With the arrival of sound, Scrooge would lay dormant until 1935 when Sir Seymour Hicks reprised the lead role some 22 years after his 1913 film. It would start a new era of Scrooge with so much more of the original story making it to screen with the longer running times and bigger budgets. From Reginald Owen and Alastair Sim to George C. Scott and Patrick Stewart, many actors would bring Scrooge to life in ways the actors from the silent era never could. However, there is a great charm and a certain amount of old world grittiness present in these early silent films. Future adaptations would expand on the tale, allowing the viewer to hear the change in Scrooge’s voice and see all three ghosts on-screen. However, these silent films kept the story of Scrooge alive in the hearts of film lovers for generations, solidifying their importance in cinematic history.

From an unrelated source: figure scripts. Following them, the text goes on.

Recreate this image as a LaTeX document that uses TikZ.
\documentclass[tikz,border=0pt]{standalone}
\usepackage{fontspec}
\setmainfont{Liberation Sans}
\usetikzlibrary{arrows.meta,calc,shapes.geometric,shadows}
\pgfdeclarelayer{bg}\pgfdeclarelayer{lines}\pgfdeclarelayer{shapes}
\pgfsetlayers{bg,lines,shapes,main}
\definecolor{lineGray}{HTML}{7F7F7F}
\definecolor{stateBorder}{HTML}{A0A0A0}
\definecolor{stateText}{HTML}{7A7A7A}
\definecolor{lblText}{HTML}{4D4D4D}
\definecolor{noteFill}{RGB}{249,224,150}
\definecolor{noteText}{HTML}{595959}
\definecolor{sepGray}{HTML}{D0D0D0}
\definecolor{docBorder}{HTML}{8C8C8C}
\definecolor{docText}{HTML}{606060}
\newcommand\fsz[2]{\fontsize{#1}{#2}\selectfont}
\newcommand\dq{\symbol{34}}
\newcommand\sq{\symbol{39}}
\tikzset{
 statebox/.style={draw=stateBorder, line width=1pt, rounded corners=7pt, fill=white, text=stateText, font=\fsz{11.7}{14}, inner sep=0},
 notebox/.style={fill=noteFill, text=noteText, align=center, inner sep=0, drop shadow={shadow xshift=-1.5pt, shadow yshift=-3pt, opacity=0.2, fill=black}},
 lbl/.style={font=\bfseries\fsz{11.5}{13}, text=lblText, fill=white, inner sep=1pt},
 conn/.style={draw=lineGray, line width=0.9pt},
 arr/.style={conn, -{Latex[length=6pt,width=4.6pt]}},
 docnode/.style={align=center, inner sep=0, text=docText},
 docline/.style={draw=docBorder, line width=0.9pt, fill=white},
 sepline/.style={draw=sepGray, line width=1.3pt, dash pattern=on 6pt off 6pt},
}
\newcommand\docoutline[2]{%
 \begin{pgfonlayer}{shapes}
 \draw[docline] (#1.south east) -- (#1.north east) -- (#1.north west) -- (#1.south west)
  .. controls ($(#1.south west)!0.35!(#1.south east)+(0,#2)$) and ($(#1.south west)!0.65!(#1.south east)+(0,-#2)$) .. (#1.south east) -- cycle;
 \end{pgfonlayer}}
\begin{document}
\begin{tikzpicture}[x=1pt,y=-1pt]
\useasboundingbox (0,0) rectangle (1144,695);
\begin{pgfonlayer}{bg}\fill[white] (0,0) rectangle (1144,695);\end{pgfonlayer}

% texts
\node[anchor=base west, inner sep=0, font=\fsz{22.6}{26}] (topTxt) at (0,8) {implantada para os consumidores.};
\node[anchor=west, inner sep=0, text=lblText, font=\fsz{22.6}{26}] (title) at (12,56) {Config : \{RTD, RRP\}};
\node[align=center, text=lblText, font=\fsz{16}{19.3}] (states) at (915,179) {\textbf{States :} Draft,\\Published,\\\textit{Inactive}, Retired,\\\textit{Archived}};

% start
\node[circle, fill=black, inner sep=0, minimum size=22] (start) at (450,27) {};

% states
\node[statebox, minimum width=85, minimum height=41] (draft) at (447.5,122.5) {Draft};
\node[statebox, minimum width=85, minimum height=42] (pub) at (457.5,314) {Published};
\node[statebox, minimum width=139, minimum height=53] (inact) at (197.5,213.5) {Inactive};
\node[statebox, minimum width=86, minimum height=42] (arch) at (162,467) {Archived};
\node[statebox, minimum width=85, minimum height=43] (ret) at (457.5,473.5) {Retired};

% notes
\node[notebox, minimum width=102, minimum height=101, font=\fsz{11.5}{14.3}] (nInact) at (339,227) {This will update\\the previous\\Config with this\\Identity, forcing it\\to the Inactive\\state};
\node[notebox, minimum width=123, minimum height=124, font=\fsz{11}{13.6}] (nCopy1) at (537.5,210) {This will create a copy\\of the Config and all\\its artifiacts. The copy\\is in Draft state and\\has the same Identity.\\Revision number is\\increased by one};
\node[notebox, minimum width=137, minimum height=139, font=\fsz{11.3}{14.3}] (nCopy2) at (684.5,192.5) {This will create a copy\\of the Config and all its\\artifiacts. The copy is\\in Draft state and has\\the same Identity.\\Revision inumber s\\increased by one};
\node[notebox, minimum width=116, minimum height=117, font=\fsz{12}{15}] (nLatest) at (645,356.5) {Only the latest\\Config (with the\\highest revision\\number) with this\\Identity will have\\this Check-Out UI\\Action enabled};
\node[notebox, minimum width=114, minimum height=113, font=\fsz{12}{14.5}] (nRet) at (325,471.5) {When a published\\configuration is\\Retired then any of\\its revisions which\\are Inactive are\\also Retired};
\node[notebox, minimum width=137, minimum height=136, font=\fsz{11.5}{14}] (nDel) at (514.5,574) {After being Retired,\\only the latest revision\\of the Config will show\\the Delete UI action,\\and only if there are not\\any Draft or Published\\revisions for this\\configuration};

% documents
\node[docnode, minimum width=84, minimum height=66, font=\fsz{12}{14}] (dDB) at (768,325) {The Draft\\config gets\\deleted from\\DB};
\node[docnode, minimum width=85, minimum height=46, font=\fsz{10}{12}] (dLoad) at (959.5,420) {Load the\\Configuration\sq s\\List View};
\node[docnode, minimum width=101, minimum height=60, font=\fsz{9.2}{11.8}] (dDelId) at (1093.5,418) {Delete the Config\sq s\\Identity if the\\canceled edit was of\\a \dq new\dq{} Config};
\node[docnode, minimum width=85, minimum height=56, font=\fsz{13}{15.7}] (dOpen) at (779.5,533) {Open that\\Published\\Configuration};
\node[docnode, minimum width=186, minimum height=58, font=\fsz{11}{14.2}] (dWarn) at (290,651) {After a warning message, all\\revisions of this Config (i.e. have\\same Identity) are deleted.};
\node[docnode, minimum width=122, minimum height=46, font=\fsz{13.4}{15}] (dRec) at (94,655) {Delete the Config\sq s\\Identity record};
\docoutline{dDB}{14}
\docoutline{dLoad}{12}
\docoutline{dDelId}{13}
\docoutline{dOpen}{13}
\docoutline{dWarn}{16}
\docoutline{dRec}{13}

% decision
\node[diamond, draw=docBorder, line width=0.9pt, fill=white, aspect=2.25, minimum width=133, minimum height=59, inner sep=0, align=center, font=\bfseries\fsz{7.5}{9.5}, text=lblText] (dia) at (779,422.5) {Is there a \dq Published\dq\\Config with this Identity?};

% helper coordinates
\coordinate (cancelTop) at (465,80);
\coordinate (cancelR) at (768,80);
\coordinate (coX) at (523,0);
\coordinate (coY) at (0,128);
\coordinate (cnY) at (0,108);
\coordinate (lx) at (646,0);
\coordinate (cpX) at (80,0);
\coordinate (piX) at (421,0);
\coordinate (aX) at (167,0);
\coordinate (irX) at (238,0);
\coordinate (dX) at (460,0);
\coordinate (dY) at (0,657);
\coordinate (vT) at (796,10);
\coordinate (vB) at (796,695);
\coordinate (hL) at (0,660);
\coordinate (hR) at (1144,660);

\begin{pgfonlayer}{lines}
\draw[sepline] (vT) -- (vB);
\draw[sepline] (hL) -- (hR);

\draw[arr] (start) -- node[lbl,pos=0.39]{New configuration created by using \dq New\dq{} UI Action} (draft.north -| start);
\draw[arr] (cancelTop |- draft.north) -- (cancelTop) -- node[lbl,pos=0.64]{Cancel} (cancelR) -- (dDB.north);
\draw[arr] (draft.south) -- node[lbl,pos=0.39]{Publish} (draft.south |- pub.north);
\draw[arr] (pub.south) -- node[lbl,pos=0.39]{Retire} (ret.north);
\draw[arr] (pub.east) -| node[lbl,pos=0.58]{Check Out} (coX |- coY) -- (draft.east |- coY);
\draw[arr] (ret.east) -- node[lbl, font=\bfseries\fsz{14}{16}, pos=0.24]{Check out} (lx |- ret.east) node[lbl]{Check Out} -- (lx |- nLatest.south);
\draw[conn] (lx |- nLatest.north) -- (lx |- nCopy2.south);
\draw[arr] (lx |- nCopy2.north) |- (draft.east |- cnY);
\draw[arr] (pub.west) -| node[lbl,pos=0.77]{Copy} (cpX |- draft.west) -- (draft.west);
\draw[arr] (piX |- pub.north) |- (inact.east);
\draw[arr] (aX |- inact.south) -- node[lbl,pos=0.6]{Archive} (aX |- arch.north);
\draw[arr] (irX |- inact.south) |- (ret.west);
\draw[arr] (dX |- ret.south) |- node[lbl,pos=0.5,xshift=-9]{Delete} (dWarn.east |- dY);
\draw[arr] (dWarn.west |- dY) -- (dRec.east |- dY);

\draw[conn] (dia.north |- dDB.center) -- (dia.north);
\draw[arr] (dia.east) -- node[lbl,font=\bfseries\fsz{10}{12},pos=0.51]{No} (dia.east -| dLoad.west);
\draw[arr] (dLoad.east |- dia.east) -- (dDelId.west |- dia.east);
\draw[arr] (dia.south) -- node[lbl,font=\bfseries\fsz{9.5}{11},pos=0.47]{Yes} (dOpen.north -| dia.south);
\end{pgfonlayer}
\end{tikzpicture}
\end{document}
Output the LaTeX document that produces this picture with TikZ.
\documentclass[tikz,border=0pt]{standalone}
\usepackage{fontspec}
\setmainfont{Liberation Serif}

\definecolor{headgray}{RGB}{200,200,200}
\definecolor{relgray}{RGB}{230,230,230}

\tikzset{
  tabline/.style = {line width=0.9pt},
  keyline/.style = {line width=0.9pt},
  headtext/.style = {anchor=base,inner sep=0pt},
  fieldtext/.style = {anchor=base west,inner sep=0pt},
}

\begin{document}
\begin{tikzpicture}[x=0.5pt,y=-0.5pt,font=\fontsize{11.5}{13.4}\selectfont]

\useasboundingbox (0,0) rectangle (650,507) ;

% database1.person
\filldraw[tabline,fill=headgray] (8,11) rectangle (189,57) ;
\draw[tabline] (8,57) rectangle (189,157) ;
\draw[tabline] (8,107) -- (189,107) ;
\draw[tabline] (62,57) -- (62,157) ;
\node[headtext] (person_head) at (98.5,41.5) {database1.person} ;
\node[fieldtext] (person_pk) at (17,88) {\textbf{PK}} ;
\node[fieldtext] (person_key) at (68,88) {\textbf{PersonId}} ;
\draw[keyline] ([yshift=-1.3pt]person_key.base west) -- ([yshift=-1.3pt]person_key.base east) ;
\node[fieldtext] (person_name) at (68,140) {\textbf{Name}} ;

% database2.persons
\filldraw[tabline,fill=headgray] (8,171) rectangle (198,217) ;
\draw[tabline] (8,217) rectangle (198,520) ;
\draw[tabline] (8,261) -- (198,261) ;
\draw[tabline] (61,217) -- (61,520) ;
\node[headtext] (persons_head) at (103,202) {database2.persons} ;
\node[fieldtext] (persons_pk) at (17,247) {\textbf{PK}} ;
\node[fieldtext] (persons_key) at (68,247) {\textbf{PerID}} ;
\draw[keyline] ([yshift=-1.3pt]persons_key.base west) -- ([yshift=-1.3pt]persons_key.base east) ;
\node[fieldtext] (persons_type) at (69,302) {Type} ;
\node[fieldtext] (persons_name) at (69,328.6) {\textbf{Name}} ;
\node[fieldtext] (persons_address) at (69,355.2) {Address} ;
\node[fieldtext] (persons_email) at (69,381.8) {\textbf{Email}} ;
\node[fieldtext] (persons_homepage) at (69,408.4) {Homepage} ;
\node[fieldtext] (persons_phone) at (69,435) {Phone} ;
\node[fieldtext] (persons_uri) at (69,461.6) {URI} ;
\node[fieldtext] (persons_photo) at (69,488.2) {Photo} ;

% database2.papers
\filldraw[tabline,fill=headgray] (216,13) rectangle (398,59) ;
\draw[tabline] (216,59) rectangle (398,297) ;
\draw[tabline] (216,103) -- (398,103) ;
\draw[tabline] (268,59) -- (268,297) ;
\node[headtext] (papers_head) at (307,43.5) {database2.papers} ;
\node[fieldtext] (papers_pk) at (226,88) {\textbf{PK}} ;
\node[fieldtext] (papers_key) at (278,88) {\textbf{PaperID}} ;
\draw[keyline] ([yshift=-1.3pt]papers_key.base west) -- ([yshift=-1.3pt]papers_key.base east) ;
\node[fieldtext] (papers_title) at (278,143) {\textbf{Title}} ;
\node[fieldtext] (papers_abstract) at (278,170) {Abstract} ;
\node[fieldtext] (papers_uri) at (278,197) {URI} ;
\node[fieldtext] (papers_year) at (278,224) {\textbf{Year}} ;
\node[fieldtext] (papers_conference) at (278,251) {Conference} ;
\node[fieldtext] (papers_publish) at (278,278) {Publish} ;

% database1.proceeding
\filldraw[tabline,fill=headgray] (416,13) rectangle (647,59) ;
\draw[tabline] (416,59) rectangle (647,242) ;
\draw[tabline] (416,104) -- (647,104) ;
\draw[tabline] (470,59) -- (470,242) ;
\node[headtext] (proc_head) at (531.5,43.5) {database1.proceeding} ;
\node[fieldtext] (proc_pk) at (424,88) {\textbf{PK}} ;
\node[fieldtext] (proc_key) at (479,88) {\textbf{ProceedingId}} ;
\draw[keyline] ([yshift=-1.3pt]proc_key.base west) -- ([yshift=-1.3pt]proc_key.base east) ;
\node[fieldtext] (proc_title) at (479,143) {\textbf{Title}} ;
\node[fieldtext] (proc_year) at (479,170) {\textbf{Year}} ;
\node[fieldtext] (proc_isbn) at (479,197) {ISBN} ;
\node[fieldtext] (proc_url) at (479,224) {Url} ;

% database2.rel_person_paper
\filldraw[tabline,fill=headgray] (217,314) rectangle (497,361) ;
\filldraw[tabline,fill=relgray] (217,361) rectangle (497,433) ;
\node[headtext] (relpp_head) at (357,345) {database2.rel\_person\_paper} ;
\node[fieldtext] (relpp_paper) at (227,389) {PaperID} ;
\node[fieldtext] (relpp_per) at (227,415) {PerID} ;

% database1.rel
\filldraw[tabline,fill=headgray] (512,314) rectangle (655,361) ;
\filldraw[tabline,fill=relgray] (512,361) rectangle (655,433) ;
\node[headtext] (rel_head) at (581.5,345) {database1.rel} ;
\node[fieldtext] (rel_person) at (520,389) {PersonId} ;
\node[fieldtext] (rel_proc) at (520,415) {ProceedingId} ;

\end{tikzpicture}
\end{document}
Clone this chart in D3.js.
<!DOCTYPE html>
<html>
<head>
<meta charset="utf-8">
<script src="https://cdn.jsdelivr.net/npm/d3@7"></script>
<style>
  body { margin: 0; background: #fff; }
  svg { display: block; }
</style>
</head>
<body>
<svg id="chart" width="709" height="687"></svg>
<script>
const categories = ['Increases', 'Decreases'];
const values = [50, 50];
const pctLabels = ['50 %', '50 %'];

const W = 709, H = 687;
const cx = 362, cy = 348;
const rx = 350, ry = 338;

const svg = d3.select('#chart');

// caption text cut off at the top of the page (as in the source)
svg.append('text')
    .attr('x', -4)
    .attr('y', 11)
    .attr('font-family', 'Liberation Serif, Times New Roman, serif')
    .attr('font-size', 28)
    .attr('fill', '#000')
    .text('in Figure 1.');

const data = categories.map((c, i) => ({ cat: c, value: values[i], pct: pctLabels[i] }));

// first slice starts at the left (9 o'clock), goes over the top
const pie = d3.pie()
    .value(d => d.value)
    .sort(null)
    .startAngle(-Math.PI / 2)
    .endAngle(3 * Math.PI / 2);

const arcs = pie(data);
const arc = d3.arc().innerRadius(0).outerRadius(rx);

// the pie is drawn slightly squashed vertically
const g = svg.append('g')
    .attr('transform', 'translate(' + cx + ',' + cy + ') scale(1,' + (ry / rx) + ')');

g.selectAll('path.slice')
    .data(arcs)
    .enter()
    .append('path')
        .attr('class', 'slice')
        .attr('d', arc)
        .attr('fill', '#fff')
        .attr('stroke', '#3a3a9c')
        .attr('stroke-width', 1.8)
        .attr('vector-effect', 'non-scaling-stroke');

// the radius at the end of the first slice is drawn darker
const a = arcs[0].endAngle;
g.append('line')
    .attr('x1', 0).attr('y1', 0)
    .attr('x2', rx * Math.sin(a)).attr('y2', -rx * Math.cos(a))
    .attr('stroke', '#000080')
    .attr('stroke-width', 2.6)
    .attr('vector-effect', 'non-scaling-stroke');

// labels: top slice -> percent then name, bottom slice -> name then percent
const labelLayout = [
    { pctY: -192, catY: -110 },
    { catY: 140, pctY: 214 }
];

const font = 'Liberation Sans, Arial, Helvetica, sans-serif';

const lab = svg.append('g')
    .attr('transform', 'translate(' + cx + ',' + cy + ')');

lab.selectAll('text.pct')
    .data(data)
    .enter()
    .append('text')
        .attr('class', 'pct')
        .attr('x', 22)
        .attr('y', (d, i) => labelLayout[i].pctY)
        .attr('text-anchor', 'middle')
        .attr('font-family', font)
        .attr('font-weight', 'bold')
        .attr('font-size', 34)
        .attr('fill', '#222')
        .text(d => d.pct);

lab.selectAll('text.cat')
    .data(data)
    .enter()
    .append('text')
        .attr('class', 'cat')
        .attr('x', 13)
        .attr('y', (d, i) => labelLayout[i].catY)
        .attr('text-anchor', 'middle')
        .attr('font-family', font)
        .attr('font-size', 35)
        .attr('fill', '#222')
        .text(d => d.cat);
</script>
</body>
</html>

“He had no further intercourse with Spirits, but lived upon the Total Abstinence Principle, ever afterwards; and it was always said of him, that he knew how to keep Christmas well, if any man alive possessed the knowledge. May that be truly said of us, and all of us! And so, as Tiny Tim observed, God bless Us, Every One!”
A previous version of this article was published in December 2017. This edition has been updated to include new information.